Copy each line below exactly and leave the pictures out.

## START Data block

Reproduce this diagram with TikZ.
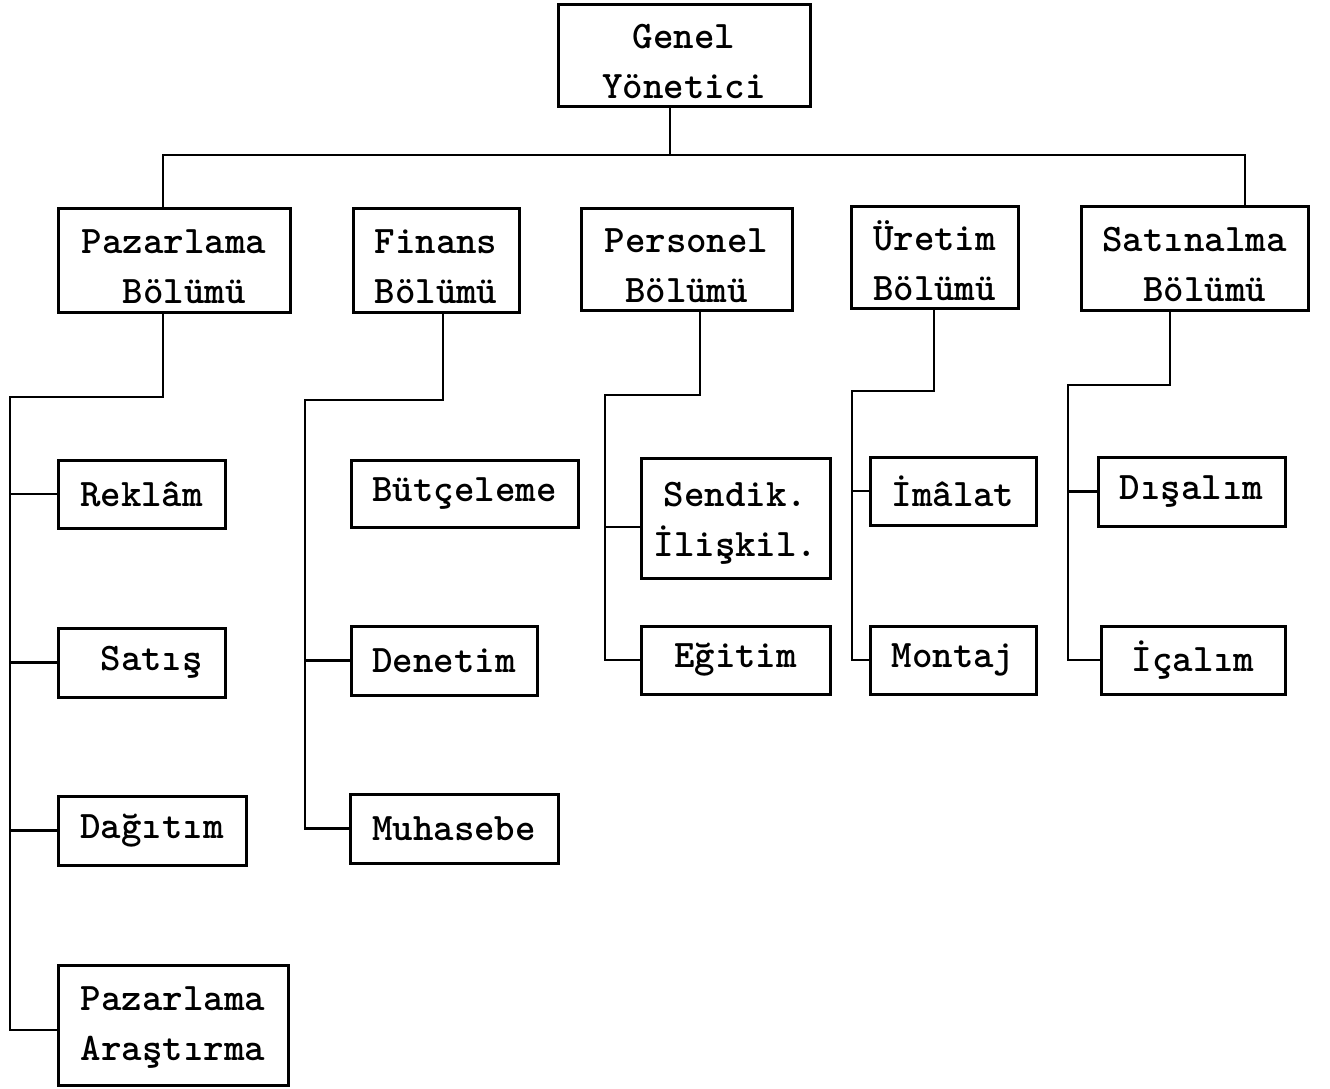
\documentclass[tikz,border=0pt]{standalone}
\usepackage{fontspec}
\begin{document}
\begin{tikzpicture}[x=1pt,y=-1pt,
  unit/.style={draw, line width=3pt, rectangle, inner sep=0pt, align=center,
    font=\ttfamily\bfseries\fontsize{39}{50}\selectfont},
  twoline/.style={unit, text height=86pt, text depth=0pt},
  link/.style={line width=2.3pt}]
\useasboundingbox (0,0) rectangle (1330,1089);

% top management
\node[twoline, minimum width=252, minimum height=102] (gy) at (684,56) {Genel\\Yönetici};

% departments
\node[twoline, minimum width=232, minimum height=104] (paz) at (174,260) {Pazarlama\\\ Bölümü};
\node[twoline, minimum width=166, minimum height=104] (fin) at (436,260) {Finans\\Bölümü};
\node[twoline, minimum width=211, minimum height=102] (per) at (686.5,259) {Personel\\Bölümü};
\node[twoline, minimum width=167, minimum height=102] (ure) at (934.5,257) {Üretim\\Bölümü};
\node[twoline, minimum width=227, minimum height=104] (sat) at (1194.5,258) {Satınalma\\\ Bölümü};

% marketing units
\node[unit, minimum width=167, minimum height=68] (rek) at (141.5,494) {Reklâm};
\node[unit, minimum width=167, minimum height=69] (sts) at (141.5,662.5) {\ Satış};
\node[unit, minimum width=188, minimum height=69] (dag) at (152,830.5) {Dağıtım};
\node[twoline, text height=70pt, minimum width=230, minimum height=120] (par) at (173,1025) {Pazarlama\\Araştırma};

% finance units
\node[unit, minimum width=227, minimum height=67] (but) at (464.5,493.5) {Bütçeleme};
\node[unit, minimum width=186, minimum height=69] (den) at (444,660.5) {Denetim};
\node[unit, minimum width=208, minimum height=69] (muh) at (454,828.5) {Muhasebe};

% personnel units
\node[twoline, text height=76pt, minimum width=189, minimum height=120] (sen) at (735.5,518) {Sendik.\\İlişkil.};
\node[unit, minimum width=189, minimum height=68] (egi) at (735.5,660) {Eğitim};

% production units
\node[unit, minimum width=166, minimum height=68] (ima) at (953,491) {İmâlat};
\node[unit, minimum width=166, minimum height=68] (mon) at (953,660) {Montaj};

% purchasing units
\node[unit, minimum width=187, minimum height=69] (dis) at (1191.5,491.5) {Dışalım};
\node[unit, minimum width=184, minimum height=68] (ica) at (1193,660) {İçalım};

% attachment points slightly below centre on the two-line boxes
\coordinate (parIn) at ([yshift=-5pt]par.west);
\coordinate (senIn) at ([yshift=-9pt]sen.west);

% main bus
\coordinate (bus) at (670,155);
\coordinate (bL) at (163,155);
\coordinate (bR) at (1245,155);
\draw[link] (bus |- gy.south) -- (bus);
\draw[link] (paz.north -| bL) -- (bL) -- (bR) -- (sat.north -| bR);

% marketing branch
\coordinate (pzA) at (163,397);
\coordinate (pzB) at (10,397);
\draw[link] (paz.south -| pzA) -- (pzA) -- (pzB) -- (pzB |- parIn) -- (parIn);
\draw[link] (pzB |- rek.west) -- (rek.west);
\draw[link] (pzB |- sts.west) -- (sts.west);
\draw[link] (pzB |- dag.west) -- (dag.west);

% finance branch
\coordinate (fnA) at (443,400);
\coordinate (fnB) at (305,400);
\draw[link] (fin.south -| fnA) -- (fnA) -- (fnB) -- (fnB |- muh.west) -- (muh.west);
\draw[link] (fnB |- den.west) -- (den.west);

% personnel branch
\coordinate (psA) at (700,395);
\coordinate (psB) at (605,395);
\draw[link] (per.south -| psA) -- (psA) -- (psB) -- (psB |- egi.west) -- (egi.west);
\draw[link] (psB |- senIn) -- (senIn);

% production branch
\coordinate (prA) at (934,391);
\coordinate (prB) at (852,391);
\draw[link] (ure.south -| prA) -- (prA) -- (prB) -- (prB |- mon.west) -- (mon.west);
\draw[link] (prB |- ima.west) -- (ima.west);

% purchasing branch
\coordinate (puA) at (1170,385);
\coordinate (puB) at (1068,385);
\draw[link] (sat.south -| puA) -- (puA) -- (puB) -- (puB |- ica.west) -- (ica.west);
\draw[link] (puB |- dis.west) -- (dis.west);
\end{tikzpicture}
\end{document}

## END Data block

| Response to the task |
Reproduce this diagram with TikZ.
\documentclass[tikz,border=0pt]{standalone}
\usepackage{fontspec}
\begin{document}
\begin{tikzpicture}[x=1pt,y=-1pt,
  unit/.style={draw, line width=3pt, rectangle, inner sep=0pt, align=center,
    font=\ttfamily\bfseries\fontsize{39}{50}\selectfont},
  twoline/.style={unit, text height=86pt, text depth=0pt},
  link/.style={line width=2.3pt}]
\useasboundingbox (0,0) rectangle (1330,1089);

% top management
\node[twoline, minimum width=252, minimum height=102] (gy) at (684,56) {Genel\\Yönetici};

% departments
\node[twoline, minimum width=232, minimum height=104] (paz) at (174,260) {Pazarlama\\\ Bölümü};
\node[twoline, minimum width=166, minimum height=104] (fin) at (436,260) {Finans\\Bölümü};
\node[twoline, minimum width=211, minimum height=102] (per) at (686.5,259) {Personel\\Bölümü};
\node[twoline, minimum width=167, minimum height=102] (ure) at (934.5,257) {Üretim\\Bölümü};
\node[twoline, minimum width=227, minimum height=104] (sat) at (1194.5,258) {Satınalma\\\ Bölümü};

% marketing units
\node[unit, minimum width=167, minimum height=68] (rek) at (141.5,494) {Reklâm};
\node[unit, minimum width=167, minimum height=69] (sts) at (141.5,662.5) {\ Satış};
\node[unit, minimum width=188, minimum height=69] (dag) at (152,830.5) {Dağıtım};
\node[twoline, text height=70pt, minimum width=230, minimum height=120] (par) at (173,1025) {Pazarlama\\Araştırma};

% finance units
\node[unit, minimum width=227, minimum height=67] (but) at (464.5,493.5) {Bütçeleme};
\node[unit, minimum width=186, minimum height=69] (den) at (444,660.5) {Denetim};
\node[unit, minimum width=208, minimum height=69] (muh) at (454,828.5) {Muhasebe};

% personnel units
\node[twoline, text height=76pt, minimum width=189, minimum height=120] (sen) at (735.5,518) {Sendik.\\İlişkil.};
\node[unit, minimum width=189, minimum height=68] (egi) at (735.5,660) {Eğitim};

% production units
\node[unit, minimum width=166, minimum height=68] (ima) at (953,491) {İmâlat};
\node[unit, minimum width=166, minimum height=68] (mon) at (953,660) {Montaj};

% purchasing units
\node[unit, minimum width=187, minimum height=69] (dis) at (1191.5,491.5) {Dışalım};
\node[unit, minimum width=184, minimum height=68] (ica) at (1193,660) {İçalım};

% attachment points slightly below centre on the two-line boxes
\coordinate (parIn) at ([yshift=-5pt]par.west);
\coordinate (senIn) at ([yshift=-9pt]sen.west);

% main bus
\coordinate (bus) at (670,155);
\coordinate (bL) at (163,155);
\coordinate (bR) at (1245,155);
\draw[link] (bus |- gy.south) -- (bus);
\draw[link] (paz.north -| bL) -- (bL) -- (bR) -- (sat.north -| bR);

% marketing branch
\coordinate (pzA) at (163,397);
\coordinate (pzB) at (10,397);
\draw[link] (paz.south -| pzA) -- (pzA) -- (pzB) -- (pzB |- parIn) -- (parIn);
\draw[link] (pzB |- rek.west) -- (rek.west);
\draw[link] (pzB |- sts.west) -- (sts.west);
\draw[link] (pzB |- dag.west) -- (dag.west);

% finance branch
\coordinate (fnA) at (443,400);
\coordinate (fnB) at (305,400);
\draw[link] (fin.south -| fnA) -- (fnA) -- (fnB) -- (fnB |- muh.west) -- (muh.west);
\draw[link] (fnB |- den.west) -- (den.west);

% personnel branch
\coordinate (psA) at (700,395);
\coordinate (psB) at (605,395);
\draw[link] (per.south -| psA) -- (psA) -- (psB) -- (psB |- egi.west) -- (egi.west);
\draw[link] (psB |- senIn) -- (senIn);

% production branch
\coordinate (prA) at (934,391);
\coordinate (prB) at (852,391);
\draw[link] (ure.south -| prA) -- (prA) -- (prB) -- (prB |- mon.west) -- (mon.west);
\draw[link] (prB |- ima.west) -- (ima.west);

% purchasing branch
\coordinate (puA) at (1170,385);
\coordinate (puB) at (1068,385);
\draw[link] (sat.south -| puA) -- (puA) -- (puB) -- (puB |- ica.west) -- (ica.west);
\draw[link] (puB |- dis.west) -- (dis.west);
\end{tikzpicture}
\end{document}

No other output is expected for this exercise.